Mark and Amy Sarchet, as Emile DeBecque and Nellie Forbush, reflect on the "enchanted evening" they have just experienced in the Cherokee Community Theater's production of "South Pacific." Photo by Dan Whitney
"South Pacific" was one of the first musical collaborations between composer Richard Rodgers and lyricist Oscar Hammerstein II, the pair who were also responsible for such other classic as "Oklahoma," "Carousel," "The King and I" and "The Sound Of Music." The story is based on two short stories by James A. Michener from his Pulitzer Prize-winning 1948 book, Tales of the South Pacific. The musical first appeared on Broadway in 1949 and won the Pulitzer Prize for Drama in 1950. Besides the great musical numbers, the play also marked one of the first times the issue of racial prejudice was sensitively and candidly explored.
Sydney Morton, as Bloody Mary, sings about the mysterious "Bali Ha'i" for island newcomer Lt. Joe Cable (Blake Burroughs).Photo by Dan Whitney
"South Pacific" is generally considered to be one of the greatest musicals in history. Several of its songs, including "Bali Ha'i," "Some Enchanted Evening," "Younger than Springtime," and "A Wonderful Guy," have become worldwide standards. The original Broadway production of South Pacific won 10 Tony Awards, including Best Musical, Best Score and Best Libretto, and is the only musical production ever to win all four Tony Awards for acting. The show was a critical and box office hit, has since enjoyed many successful revivals and tours, and spawned a 1958 film version. The latest Broadway revival recently won seven more Tony Awards.

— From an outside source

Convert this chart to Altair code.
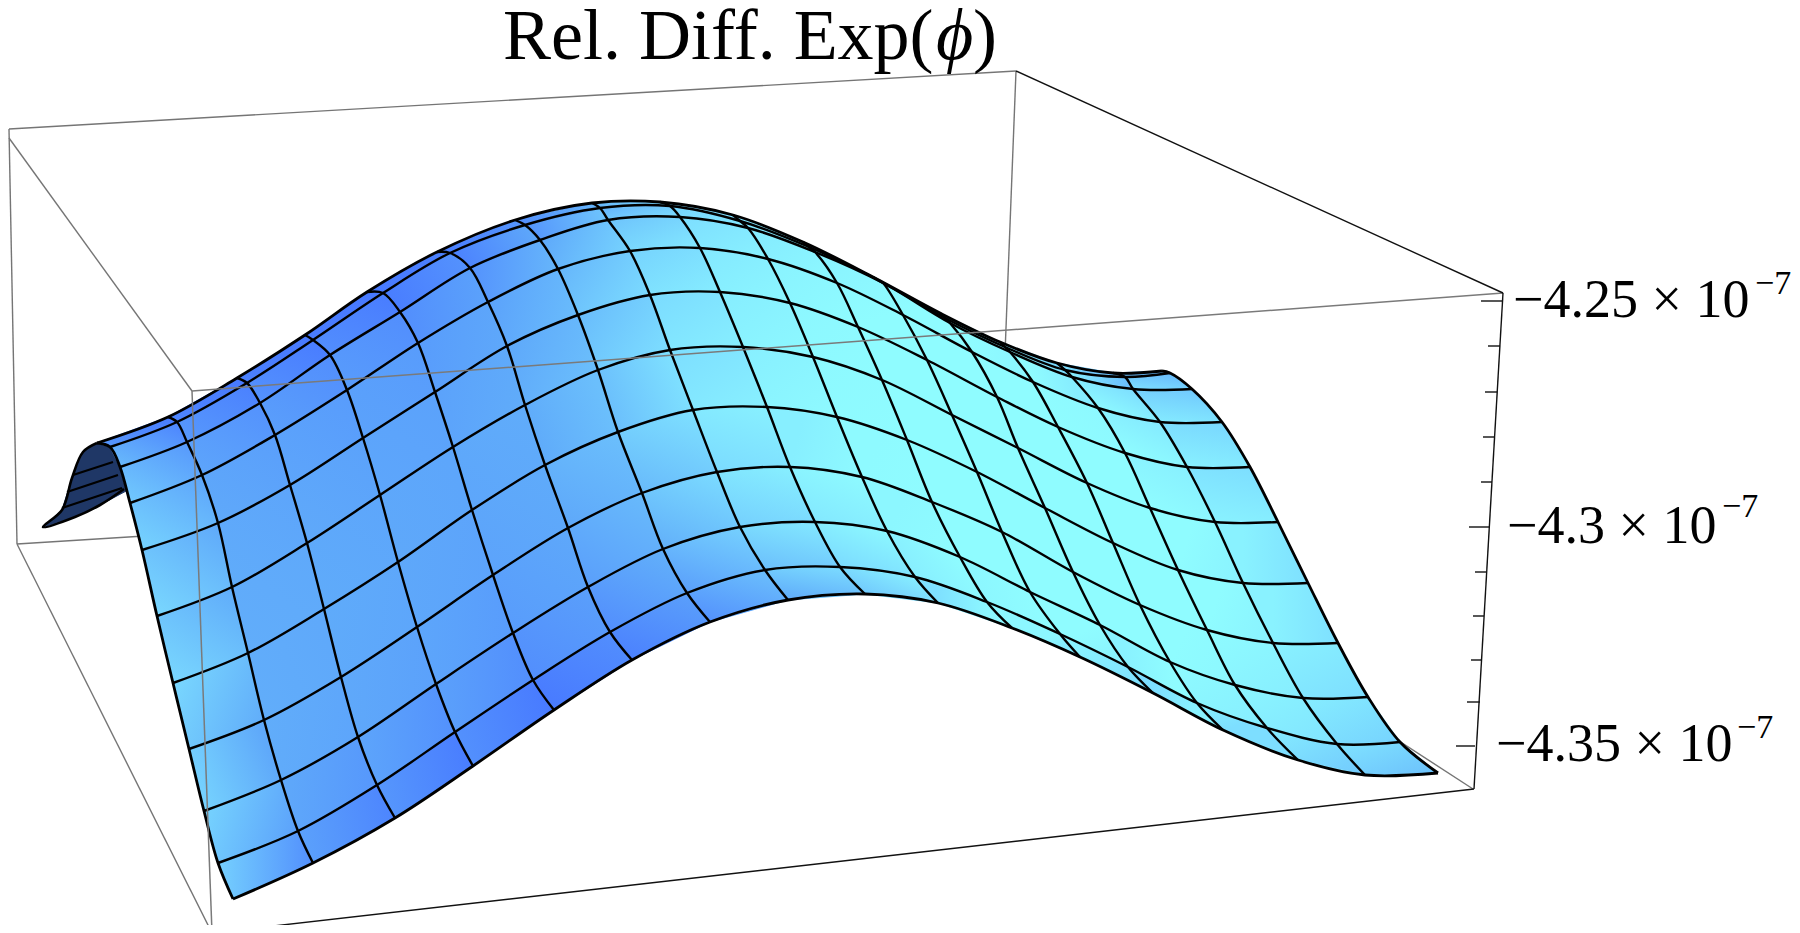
import altair as alt

# Surface nodes: rows run along the wave, columns across it (image pixels)
u0 = [(233,899),(313,863),(395,818),(473,766),(554,710),(632,660),(710,622),(788,600),(865,594),(938,603),(1012,628),(1080,657),(1153,693),(1223,730),(1298,760),(1365,775),(1438,773)]
u1 = [(218,863),(298,831),(377,785),(455,732),(533,680),(610,632),(687,593),(765,570),(840,567),(915,577),(987,602),(1060,634),(1128,667),(1197,703),(1267,728),(1337,744),(1400,742)]
u2 = [(204,811),(281,780),(358,737),(436,684),(513,633),(588,587),(663,549),(740,527),(815,522),(887,531),(960,557),(1030,592),(1100,625),(1170,662),(1235,685),(1303,698),(1368,697)]
u3 = [(189,749),(264,720),(341,677),(417,627),(493,575),(568,528),(642,493),(717,472),(790,467),(862,477),(932,502),(1002,532),(1073,572),(1140,605),(1207,630),(1273,643),(1338,643)]
u4 = [(173,683),(248,653),(324,609),(398,562),(472,510),(545,465),(618,432),(693,410),(767,407),(837,417),(907,440),(977,472),(1045,508),(1113,543),(1178,570),(1243,583),(1308,583)]
u5 = [(157,616),(232,587),(307,543),(380,495),(453,447),(525,405),(598,370),(670,350),(743,347),(813,357),(882,380),(952,415),(1018,448),(1087,483),(1150,508),(1215,522),(1278,522)]
u6 = [(142,550),(218,523),(290,485),(363,438),(435,392),(507,346),(578,315),(650,295),(720,292),(790,303),(858,327),(927,360),(997,397),(1058,427),(1125,453),(1187,467),(1250,467)]
u7 = [(130,503),(202,475),(275,435),(347,390),(418,343),(488,302),(558,269),(630,251),(700,248),(768,259),(837,283),(903,315),(972,352),(1033,382),(1098,408),(1160,422),(1222,422)]
u8 = [(120,467),(187,442),(260,403),(330,355),(400,312),(470,268),(540,240),(608,220),(680,217),(748,228),(815,252),(883,283),(950,323),(1010,352),(1072,377),(1133,389),(1192,389)]
u9 = [(110,447),(177,422),(247,383),(313,340),(383,293),(450,253),(525,225),(600,208),(670,206),(740,221),(809,247),(878,280),(945,318),(1005,347),(1065,370),(1125,377),(1170,373)]
u10 = [(97,443),(168,417),(237,378),(305,335),(367,292),(437,252),(515,220),(592,203),(660,202),(733,215),(803,242),(873,277),(940,313),(1000,342),(1057,363),(1113,373),(1162,371)]
ROWS = [u0,u1,u2,u3,u4,u5,u6,u7,u8,u9,u10]

# Estimated shade at each node: 0 deep blue, 1 cyan
s0 = [.30,.15,.08,.02,0,.05,.16,.34,.55,.72,.8,.75,.7,.7,.7,.55,.5]
s1 = [.6,.27,.2,.16,.14,.14,.26,.48,.68,.86,.95,.95,.9,.9,.85,.75,.62]
s2 = [.62,.33,.3,.27,.24,.26,.38,.6,.8,.95,1,1,1,1,.95,.85,.7]
s3 = [.62,.36,.33,.31,.29,.32,.45,.68,.87,.98,1,1,1,1,1,.9,.72]
s4 = [.65,.36,.34,.32,.31,.34,.48,.72,.88,.98,1,1,1,1,1,.9,.72]
s5 = [.65,.35,.33,.31,.31,.35,.48,.7,.87,.97,1,1,1,1,1,.9,.72]
s6 = [.62,.33,.3,.28,.28,.32,.46,.68,.85,.95,1,1,1,1,1,.88,.7]
s7 = [.55,.3,.26,.24,.24,.28,.42,.62,.8,.9,.97,1,1,1,.97,.82,.65]
s8 = [.45,.22,.17,.14,.14,.17,.32,.52,.7,.82,.9,.95,1,.95,.85,.7,.55]
s9 = [.2,.08,.05,.02,.02,.05,.18,.4,.62,.75,.85,.92,.95,.85,.7,.5,.45]
s10 = [.1,.02,0,0,0,.02,.15,.4,.6,.75,.85,.9,.9,.8,.65,.42,.4]
SHADES = [s0,s1,s2,s3,s4,s5,s6,s7,s8,s9,s10]
RAMP = [(0,(72,122,255)),(.35,(96,172,250)),(.7,(125,222,255)),(1,(143,252,255))]

# The dark underside seen at the far left
under_x = [97,83,72,62,43,75,100,128,128,118,106]
under_y = [443,452,478,510,527,517,505,490,475,452,444]
under_lines = [[(73,475),(113,462)],[(67,492),(118,475)],[(62,508),(122,488)]]
under_outline_x = [97,83,72,62,43,75,100,124]
under_outline_y = [443,452,478,510,527,517,505,489]

# Bounding box edges
back_edges = [(9,129,1016,71),(9,129,17,544),(1016,71,1000,482),(17,544,1000,482),(1000,482,1473,789),(17,544,212,933),(9,138,192,391)]
front_gray = [(192,391,1503,293),(192,391,212,933)]
front_black = [(1016,71,1503,293),(1503,293,1474,789),(212,933,1474,789)]

# Value axis ticks
tick_x1 = [1481,1488,1485,1483,1481,1469,1475,1473,1471,1467,1456]
tick_x2 = [1502,1500,1497,1494,1492,1490,1486,1484,1482,1480,1475]
tick_y = [301,346,392,437,482,527,572,616,660,702,746]

# Text
labels = ["\u22124.25 \u00d7 10","\u22124.3 \u00d7 10","\u22124.35 \u00d7 10"]
label_x = [1513,1507,1496]
label_y = [317,543,761]
exp_x = [1755,1722,1737]
exp_y = [294,517,738]
title_parts = [("Rel. Diff. Exp(",503,"normal"),("\u03d5",936,"italic"),(")",973,"normal")]
TITLE_Y = 59


def colour(s):
    for (a, ca), (b, cb) in zip(RAMP, RAMP[1:]):
        if s <= b:
            t = (s - a) / (b - a)
            c = [round(p + (q - p) * t) for p, q in zip(ca, cb)]
            return "#%02x%02x%02x" % tuple(c)
    return "#8ffcff"


cells = []
for i in range(10):
    for j in range(16):
        corners = [(i, j), (i, j + 1), (i + 1, j + 1), (i + 1, j)]
        pts = [ROWS[a][b] for a, b in corners]
        vals = [SHADES[a][b] for a, b in corners]
        xs, ys = [p[0] for p in pts], [p[1] for p in pts]
        x0, x1, y0, y1 = min(xs), max(xs), min(ys), max(ys)
        lo = vals.index(min(vals))
        hi = vals.index(max(vals))
        fx = lambda k: (xs[k] - x0) / max(x1 - x0, 1)
        fy = lambda k: (ys[k] - y0) / max(y1 - y0, 1)
        grad = {"gradient": "linear", "x1": fx(lo), "y1": fy(lo), "x2": fx(hi), "y2": fy(hi),
                "stops": [{"offset": 0, "color": colour(vals[lo])}, {"offset": 1, "color": colour(vals[hi])}]}
        ring = [list(p) for p in pts] + [list(pts[0])]
        cells.append({"type": "Feature", "geometry": {"type": "Polygon", "coordinates": [ring]},
                      "properties": {"g": grad, "c": colour(sum(vals) / 4)}})

under_ring = [[x, y] for x, y in zip(under_x, under_y)] + [[under_x[0], under_y[0]]]
under = [{"type": "Feature", "geometry": {"type": "Polygon", "coordinates": [under_ring]}, "properties": {}}]

line_rows = []
for i, row in enumerate(ROWS):
    for k, (x, y) in enumerate(row):
        line_rows.append({"id": f"u{i}", "k": k, "x": x, "y": y})
for j in range(17):
    for i, row in enumerate(ROWS):
        line_rows.append({"id": f"v{j}", "k": i, "x": row[j][0], "y": row[j][1]})
edge_ids = {"u0", "u10", "v0", "v16"}
inner_rows = [r for r in line_rows if r["id"] not in edge_ids]
edge_rows = [r for r in line_rows if r["id"] in edge_ids]
under_rows = []
for n, seg in enumerate(under_lines):
    for k, (x, y) in enumerate(seg):
        under_rows.append({"id": n, "k": k, "x": x, "y": y})
ring_rows = [{"id": 9, "k": k, "x": x, "y": y} for k, (x, y) in enumerate(zip(under_outline_x, under_outline_y))]

X = alt.X("x:Q", scale=alt.Scale(domain=[8, 1792], nice=False, zero=False), axis=None)
Y = alt.Y("y:Q", scale=alt.Scale(domain=[925, 8], nice=False, zero=False), axis=None)


def edges(rows, colour_, width):
    data = alt.Data(values=[{"x": a, "y": b, "x2": c, "y2": d} for a, b, c, d in rows])
    return alt.Chart(data).mark_rule(color=colour_, strokeWidth=width, clip=False).encode(
        x=X, y=Y, x2="x2:Q", y2="y2:Q")


def lines(rows, width):
    return alt.Chart(alt.Data(values=rows)).mark_line(
        color="black", strokeWidth=width, interpolate="catmull-rom", clip=False).encode(
        x=X, y=Y, detail="id:N", order="k:Q")


def text(rows, size, style="normal"):
    return alt.Chart(alt.Data(values=rows)).mark_text(
        font="Liberation Serif", fontSize=size, fontStyle=style, align="left",
        baseline="alphabetic", color="black").encode(x=X, y=Y, text="t:N")


under_layer = alt.Chart(alt.Data(values=under)).mark_geoshape(fill="#1f3766", stroke="#1f3766").project(
    type="identity", scale=1, translate=[-8, -8])
cell_layer = alt.Chart(alt.Data(values=cells)).mark_geoshape(strokeWidth=1).encode(
    fill=alt.Fill("properties.g:N", scale=None, legend=None),
    stroke=alt.Stroke("properties.c:N", scale=None, legend=None)).project(
    type="identity", scale=1, translate=[-8, -8])

tick_data = [(a, y, b, y) for a, b, y in zip(tick_x1, tick_x2, tick_y)]
chart = alt.layer(
    edges(back_edges, "#757575", 1.4),
    under_layer,
    cell_layer,
    lines(under_rows, 2.2),
    lines(ring_rows, 2.6),
    lines(inner_rows, 2.4),
    lines(edge_rows, 2.8),
    edges(front_gray, "#7a7a7a", 1.5),
    edges(front_black, "#111111", 1.4),
    edges(tick_data, "#111111", 1.4),
    text([{"t": t, "x": x, "y": y} for t, x, y in zip(labels, label_x, label_y)], 54),
    text([{"t": "\u22127", "x": x, "y": y} for x, y in zip(exp_x, exp_y)], 34),
    text([{"t": t, "x": x, "y": TITLE_Y} for t, x, s in title_parts if s == "normal"], 72),
    text([{"t": t, "x": x, "y": TITLE_Y} for t, x, s in title_parts if s == "italic"], 72, "italic"),
).properties(width=1784, height=917, padding=0, autosize=alt.AutoSizeParams(type="none"),
             background="white").configure_view(stroke=None)

chart.save("out.html", embed_options={"renderer": "svg", "actions": False})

The Cherokee Community Theater recently presented this classic musical for a week at the Washington High School auditorium.
Amy Sarchet, as Nellie Forbush, and Marc Sarchet, as Emile DeBecque, had the leads in the local production, and handled their roles admirably (and tunefully). The Sarchets were very ably supported by Blake Burroughs as Lt. Joe Cable, Dave Zelle as CDR Harrison, Sydney Morton as Bloody Mary, Nicholas Loughlin as seaman Luther Billis, Gene Galvin as Capt. Brackett, Ryan Brown as Stewpot, and a cast of - well, not thousands, I guess, but there were plenty of talented people whose contributions helped to make the production a memorable one.
The local production was directed by veteran Sherry Held, assisted by Jenny Burroughs and Ashley Weede. Wayne Morris handled the sound and lighting and Dr. David Klee served as recording engineer. Lisa Hunter served as choreographer for the production, as well as performing as Ensign Hunter.